■ **TASK TO CARRY OUT**: Will you return, word for word, only the lines from the top of the data below down to and including the one with "minimum width=145pt, minimum"?

--- start ---

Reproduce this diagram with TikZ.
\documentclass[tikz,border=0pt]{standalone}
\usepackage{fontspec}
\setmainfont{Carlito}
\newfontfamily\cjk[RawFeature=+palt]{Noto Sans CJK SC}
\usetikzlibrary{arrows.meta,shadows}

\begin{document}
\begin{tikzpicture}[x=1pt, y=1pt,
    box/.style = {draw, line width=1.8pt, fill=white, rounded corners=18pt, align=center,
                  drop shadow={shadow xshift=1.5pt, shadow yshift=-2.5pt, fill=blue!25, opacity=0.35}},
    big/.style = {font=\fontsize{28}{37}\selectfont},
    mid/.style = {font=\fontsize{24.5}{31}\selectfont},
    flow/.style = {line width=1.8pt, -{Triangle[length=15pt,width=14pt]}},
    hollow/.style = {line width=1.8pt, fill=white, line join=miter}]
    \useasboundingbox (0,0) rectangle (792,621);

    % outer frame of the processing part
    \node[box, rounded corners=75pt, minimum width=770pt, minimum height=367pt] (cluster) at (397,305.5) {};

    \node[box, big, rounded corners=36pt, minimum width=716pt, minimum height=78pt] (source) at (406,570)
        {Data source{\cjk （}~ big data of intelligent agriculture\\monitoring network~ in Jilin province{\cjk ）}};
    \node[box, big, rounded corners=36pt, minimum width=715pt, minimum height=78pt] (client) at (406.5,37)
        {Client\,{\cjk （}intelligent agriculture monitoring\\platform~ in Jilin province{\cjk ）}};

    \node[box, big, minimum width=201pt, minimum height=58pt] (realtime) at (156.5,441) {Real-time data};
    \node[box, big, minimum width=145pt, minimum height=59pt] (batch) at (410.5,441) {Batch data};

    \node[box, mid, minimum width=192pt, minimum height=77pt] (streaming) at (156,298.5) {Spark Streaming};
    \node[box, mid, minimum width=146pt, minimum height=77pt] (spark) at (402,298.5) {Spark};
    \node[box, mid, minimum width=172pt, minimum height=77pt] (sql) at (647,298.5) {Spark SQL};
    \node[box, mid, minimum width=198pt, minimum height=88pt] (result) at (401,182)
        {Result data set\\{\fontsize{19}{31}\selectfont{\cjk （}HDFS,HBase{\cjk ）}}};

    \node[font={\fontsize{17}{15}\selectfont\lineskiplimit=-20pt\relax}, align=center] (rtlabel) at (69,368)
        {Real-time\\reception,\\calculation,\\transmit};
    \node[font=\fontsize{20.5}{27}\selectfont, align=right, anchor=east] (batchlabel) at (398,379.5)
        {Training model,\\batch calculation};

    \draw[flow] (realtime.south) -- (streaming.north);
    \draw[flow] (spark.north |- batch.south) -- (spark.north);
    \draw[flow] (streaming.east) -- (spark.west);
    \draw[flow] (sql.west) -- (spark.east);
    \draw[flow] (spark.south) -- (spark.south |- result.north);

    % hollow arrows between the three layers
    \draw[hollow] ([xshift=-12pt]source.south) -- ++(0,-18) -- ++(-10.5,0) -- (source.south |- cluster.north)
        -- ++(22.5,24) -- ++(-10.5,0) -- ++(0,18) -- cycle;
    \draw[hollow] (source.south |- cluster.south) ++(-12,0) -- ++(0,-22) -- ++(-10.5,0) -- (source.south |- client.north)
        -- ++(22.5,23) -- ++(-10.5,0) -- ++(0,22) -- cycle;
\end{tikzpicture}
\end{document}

--- end ---

■ **FULL OUTPUT**:
Reproduce this diagram with TikZ.
\documentclass[tikz,border=0pt]{standalone}
\usepackage{fontspec}
\setmainfont{Carlito}
\newfontfamily\cjk[RawFeature=+palt]{Noto Sans CJK SC}
\usetikzlibrary{arrows.meta,shadows}

\begin{document}
\begin{tikzpicture}[x=1pt, y=1pt,
    box/.style = {draw, line width=1.8pt, fill=white, rounded corners=18pt, align=center,
                  drop shadow={shadow xshift=1.5pt, shadow yshift=-2.5pt, fill=blue!25, opacity=0.35}},
    big/.style = {font=\fontsize{28}{37}\selectfont},
    mid/.style = {font=\fontsize{24.5}{31}\selectfont},
    flow/.style = {line width=1.8pt, -{Triangle[length=15pt,width=14pt]}},
    hollow/.style = {line width=1.8pt, fill=white, line join=miter}]
    \useasboundingbox (0,0) rectangle (792,621);

    % outer frame of the processing part
    \node[box, rounded corners=75pt, minimum width=770pt, minimum height=367pt] (cluster) at (397,305.5) {};

    \node[box, big, rounded corners=36pt, minimum width=716pt, minimum height=78pt] (source) at (406,570)
        {Data source{\cjk （}~ big data of intelligent agriculture\\monitoring network~ in Jilin province{\cjk ）}};
    \node[box, big, rounded corners=36pt, minimum width=715pt, minimum height=78pt] (client) at (406.5,37)
        {Client\,{\cjk （}intelligent agriculture monitoring\\platform~ in Jilin province{\cjk ）}};

    \node[box, big, minimum width=201pt, minimum height=58pt] (realtime) at (156.5,441) {Real-time data};
    \node[box, big, minimum width=145pt, minimum height=59pt] (batch) at (410.5,441) {Batch data};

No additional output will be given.